Issue (i): whether, in proceedings under the Income-tax Act, the burden lay on the revenue to establish by positive evidence that a credited sum represented assessable income, and whether the material before the authorities was sufficient to treat the sum as income from undisclosed sources.
Analysis: The assessment and reassessment provisions empowered the Income-tax Officer to act on material collected in the course of inquiry and did not confine him to strict rules of evidence applicable to courts. Where the assessee's explanation for a cash credit was false or unsupported, and the surrounding circumstances, including altered vouchers, denial by the alleged counterparties, absence of corroborative accounts, and failure to produce available supporting material, justified doubt, the authorities could draw conclusions from circumstantial material. The assessee was in the best position to explain facts peculiarly within his knowledge, and adverse inference could be drawn from non-production of evidence that should have been available.

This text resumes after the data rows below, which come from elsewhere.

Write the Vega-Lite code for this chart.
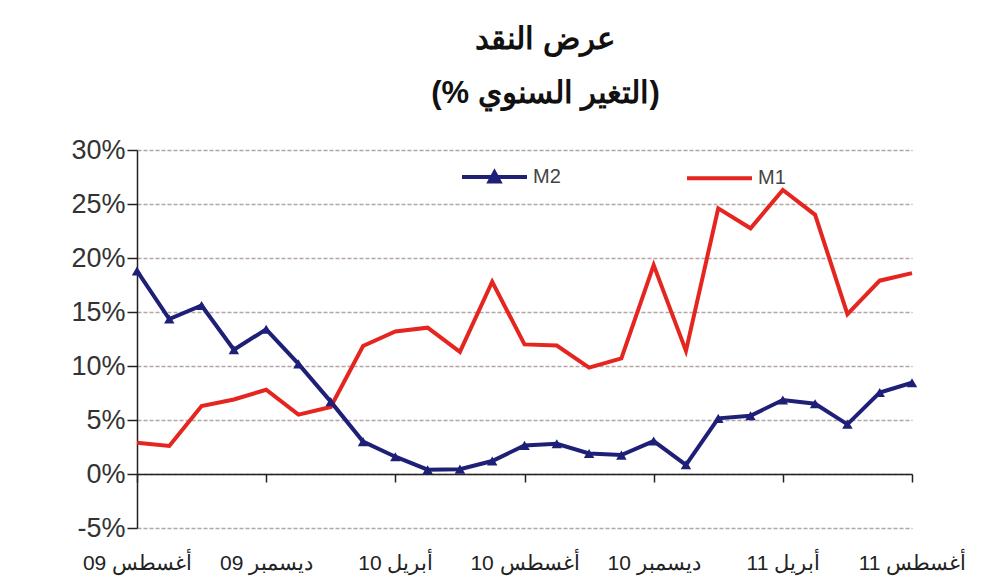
{
  "$schema": "https://vega.github.io/schema/vega-lite/v6.json",
  "width": 775,
  "height": 378,
  "autosize": {"type": "none"},
  "padding": {"left": 137, "top": 150, "right": 78, "bottom": 54},
  "background": "white",
  "title": {
    "text": ["عرض النقد", "‏(التغير السنوي %)‏"],
    "fontSize": 31,
    "font": "Liberation Sans",
    "fontWeight": "bold",
    "lineHeight": 54,
    "offset": 26,
    "dx": 21,
    "color": "#111111"
  },
  "data": {
    "values": [
      {"m": "أغسطس 09", "M1": 2.9, "M2": 18.8},
      {"m": "سبتمبر 09", "M1": 2.6, "M2": 14.35},
      {"m": "أكتوبر 09", "M1": 6.3, "M2": 15.6},
      {"m": "نوفمبر 09", "M1": 6.9, "M2": 11.5},
      {"m": "ديسمبر 09", "M1": 7.8, "M2": 13.4},
      {"m": "يناير 10", "M1": 5.5, "M2": 10.2},
      {"m": "فبراير 10", "M1": 6.2, "M2": 6.7},
      {"m": "مارس 10", "M1": 11.85, "M2": 3.0},
      {"m": "أبريل 10", "M1": 13.2, "M2": 1.6},
      {"m": "مايو 10", "M1": 13.55, "M2": 0.4},
      {"m": "يونيو 10", "M1": 11.3, "M2": 0.45},
      {"m": "يوليو 10", "M1": 17.8, "M2": 1.2},
      {"m": "أغسطس 10", "M1": 12.0, "M2": 2.65},
      {"m": "سبتمبر 10", "M1": 11.9, "M2": 2.8},
      {"m": "أكتوبر 10", "M1": 9.85, "M2": 1.9},
      {"m": "نوفمبر 10", "M1": 10.7, "M2": 1.75},
      {"m": "ديسمبر 10", "M1": 19.35, "M2": 3.05},
      {"m": "يناير 11", "M1": 11.4, "M2": 0.85},
      {"m": "فبراير 11", "M1": 24.6, "M2": 5.15},
      {"m": "مارس 11", "M1": 22.75, "M2": 5.4},
      {"m": "أبريل 11", "M1": 26.3, "M2": 6.85},
      {"m": "مايو 11", "M1": 24.0, "M2": 6.5},
      {"m": "يونيو 11", "M1": 14.8, "M2": 4.6},
      {"m": "يوليو 11", "M1": 17.9, "M2": 7.55},
      {"m": "أغسطس 11", "M1": 18.6, "M2": 8.45}
    ]
  },
  "transform": [{"fold": ["M1", "M2"], "as": ["series", "value"]}],
  "encoding": {
    "x": {
      "field": "m",
      "type": "ordinal",
      "sort": null,
      "scale": {"padding": 0},
      "axis": {
        "title": null,
        "values": ["أغسطس 09", "ديسمبر 09", "أبريل 10", "أغسطس 10", "ديسمبر 10", "أبريل 11", "أغسطس 11"],
        "offset": -54,
        "labelAngle": 0,
        "labelOverlap": false,
        "labelPadding": 70,
        "labelFontSize": 21,
        "labelFont": "Liberation Sans",
        "labelColor": "#222222",
        "domainColor": "#222222",
        "domainWidth": 1.5,
        "tickColor": "#222222",
        "tickWidth": 1.5,
        "tickSize": 8,
        "grid": false
      }
    },
    "y": {
      "field": "value",
      "type": "quantitative",
      "scale": {"domain": [-5, 30], "nice": false, "zero": false},
      "axis": {
        "title": null,
        "values": [-5, 0, 5, 10, 15, 20, 25, 30],
        "labelExpr": "datum.value + '%'",
        "labelFontSize": 27,
        "labelFont": "Liberation Sans",
        "labelColor": "#333333",
        "labelPadding": 2,
        "tickSize": 10,
        "tickColor": "#222222",
        "tickWidth": 1.5,
        "domainColor": "#222222",
        "domainWidth": 1.5,
        "grid": true,
        "gridColor": "#b3a5a5",
        "gridDash": [4, 2],
        "gridWidth": 1.5
      }
    }
  },
  "layer": [
    {
      "mark": {"type": "line", "strokeWidth": 4},
      "encoding": {
        "color": {
          "field": "series",
          "type": "nominal",
          "scale": {"domain": ["M2", "M1"], "range": ["#1e2078", "#e5251f"]},
          "legend": {
            "title": null,
            "orient": "none",
            "legendX": 323,
            "legendY": -8,
            "direction": "horizontal",
            "symbolType": "stroke",
            "symbolSize": 4225,
            "symbolStrokeWidth": 4,
            "labelFontSize": 20,
            "labelFont": "Liberation Sans",
            "labelColor": "#444444",
            "labelOffset": 4,
            "columnPadding": 118,
            "encode": {
              "symbols": {
                "update": {
                  "shape": {"signal": "datum.value === 'M2' ? 'M-1,0H1M-0.15,0.14L0,-0.14L0.15,0.14Z' : 'M-1,0H1'"},
                  "fill": {"signal": "datum.value === 'M2' ? '#1e2078' : 'transparent'"}
                }
              }
            }
          }
        }
      }
    },
    {
      "transform": [{"filter": "datum.series === 'M2'"}],
      "mark": {"type": "point", "shape": "triangle-up", "filled": true, "size": 110, "color": "#1e2078", "opacity": 1}
    }
  ],
  "config": {"view": {"stroke": null}}
}
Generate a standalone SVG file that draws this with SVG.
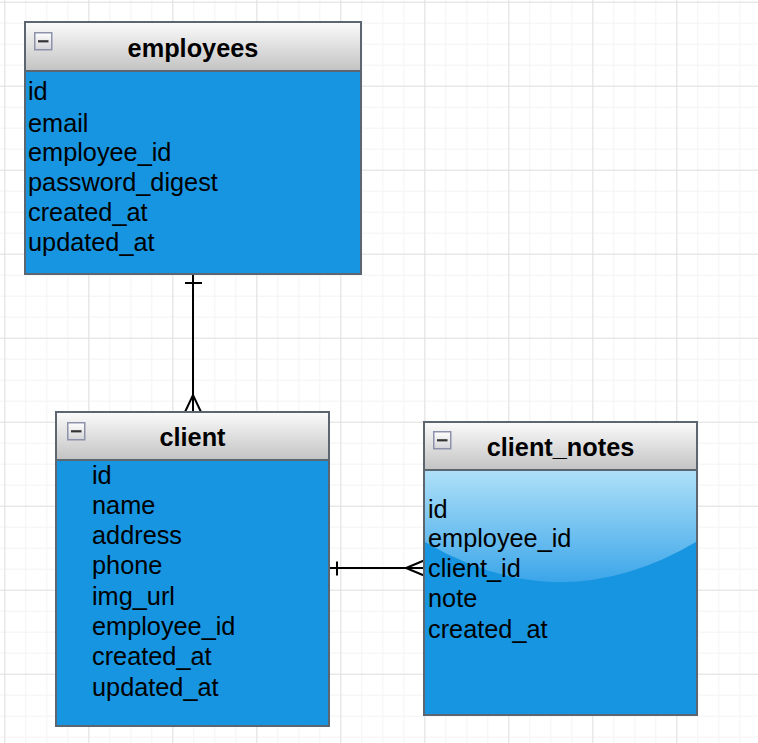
<svg xmlns="http://www.w3.org/2000/svg" width="758" height="743" viewBox="0 0 758 743">
<defs>
  <pattern id="minor" x="4.3" y="1.7" width="21" height="21" patternUnits="userSpaceOnUse">
    <path d="M0,0.5 H21 M0.5,0 V21" stroke="#f3f3f3" stroke-width="1" fill="none"/>
  </pattern>
  <pattern id="major" x="4.3" y="1.7" width="84" height="84" patternUnits="userSpaceOnUse">
    <path d="M0,0.5 H84 M0.5,0 V84" stroke="#e2e2e2" stroke-width="1" fill="none"/>
  </pattern>
  <linearGradient id="hdr" x1="0" y1="0" x2="0" y2="1">
    <stop offset="0" stop-color="#fbfbfb"/>
    <stop offset="1" stop-color="#c3c3c3"/>
  </linearGradient>
  <linearGradient id="btn" x1="0" y1="0" x2="0" y2="1">
    <stop offset="0" stop-color="#ffffff"/>
    <stop offset="1" stop-color="#d4d4d8"/>
  </linearGradient>
  <linearGradient id="gloss" gradientUnits="userSpaceOnUse" x1="0" y1="471" x2="0" y2="582">
    <stop offset="0" stop-color="#aee0f8"/>
    <stop offset="1" stop-color="#3ca6e9"/>
  </linearGradient>
  <g id="minus">
    <rect x="0.75" y="0.75" width="17" height="17" fill="url(#btn)" stroke="#8d92ab" stroke-width="1.5"/>
    <rect x="4" y="8.2" width="10.5" height="2.2" fill="#333"/>
  </g>
</defs>
<style>
  .body { fill: #1795e1; stroke: #5c6670; stroke-width: 2; }
  .head { fill: url(#hdr); stroke: #5c6670; stroke-width: 2; }
  .title { font-family: "Liberation Sans", Arial, sans-serif; font-size: 25.3px; font-weight: bold; fill: #000; text-anchor: middle; }
  .field { font-family: "Liberation Sans", Arial, sans-serif; font-size: 25.3px; fill: #000; }
  .conn { stroke: #000; stroke-width: 2; fill: none; }
</style>
<rect width="758" height="743" fill="#ffffff"/>
<rect width="758" height="743" fill="url(#minor)"/>
<rect width="758" height="743" fill="url(#major)"/>

<g id="connectors">
  <path class="conn" d="M193,274 V412"/>
  <path class="conn" d="M185,283 H202"/>
  <path class="conn" d="M185,412 L193,395 L201,412"/>
  <path class="conn" d="M329,568 H424"/>
  <path class="conn" d="M337,561.5 V575.5"/>
  <path class="conn" d="M424,560.5 L406,568 L424,575.5"/>
</g>

<g id="employees">
  <rect class="body" x="25" y="22" width="336" height="252"/>
  <rect class="head" x="25" y="22" width="336" height="49"/>
  <use href="#minus" x="34" y="32"/>
  <text class="title" x="193" y="57">employees</text>
  <text class="field" x="28" y="100">id</text>
  <text class="field" x="28" y="132">email</text>
  <text class="field" x="28" y="161">employee_id</text>
  <text class="field" x="28" y="191">password_digest</text>
  <text class="field" x="28" y="221">created_at</text>
  <text class="field" x="28" y="251">updated_at</text>
</g>

<g id="client">
  <rect class="body" x="56" y="412" width="273" height="314"/>
  <rect class="head" x="56" y="412" width="273" height="48"/>
  <use href="#minus" x="67" y="422"/>
  <text class="title" x="192.5" y="446">client</text>
  <text class="field" x="92" y="484">id</text>
  <text class="field" x="92" y="514">name</text>
  <text class="field" x="92" y="544">address</text>
  <text class="field" x="92" y="574">phone</text>
  <text class="field" x="92" y="605">img_url</text>
  <text class="field" x="92" y="635">employee_id</text>
  <text class="field" x="92" y="665">created_at</text>
  <text class="field" x="92" y="696">updated_at</text>
</g>

<g id="client_notes">
  <rect class="body" x="424" y="422" width="273" height="293"/>
  <path d="M425,471 H696 V542 Q560.5,622 425,542 Z" fill="url(#gloss)"/>
  <rect class="head" x="424" y="422" width="273" height="48"/>
  <use href="#minus" x="433" y="431"/>
  <text class="title" x="560.5" y="456">client_notes</text>
  <text class="field" x="428" y="518">id</text>
  <text class="field" x="428" y="547">employee_id</text>
  <text class="field" x="428" y="577">client_id</text>
  <text class="field" x="428" y="607">note</text>
  <text class="field" x="428" y="638">created_at</text>
</g>
</svg>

Conclusion: The burden did not lie on the revenue to prove the source by positive evidence, and the finding that the sum of Rs. 50,000 was assessable income was upheld in favour of the Revenue.
Issue (ii): whether the finding that the assessee deliberately furnished inaccurate particulars of income so as to attract penalty under the Act was supportable.
Analysis: Once the credited amount was found to be income and the explanation for its source was disbelieved on cogent material, the authorities were entitled to consider whether the particulars returned were deliberately inaccurate. The circumstances relied upon to sustain the assessment also supported the inference that the return understated real income and that the inaccurate particulars were furnished consciously.
Conclusion: The penalty finding was sustained in favour of the Revenue.
Final Conclusion: The references were answered against the assessee and the assessments and penalty were sustained.
Ratio Decidendi: In income-tax proceedings, the authorities may base findings on circumstantial material and adverse inference, and where the assessee's explanation for a cash credit is unsupported or false, the burden is not on the revenue to prove the source by positive evidence before treating the amount as taxable income or sustaining penalty for deliberate misstatement.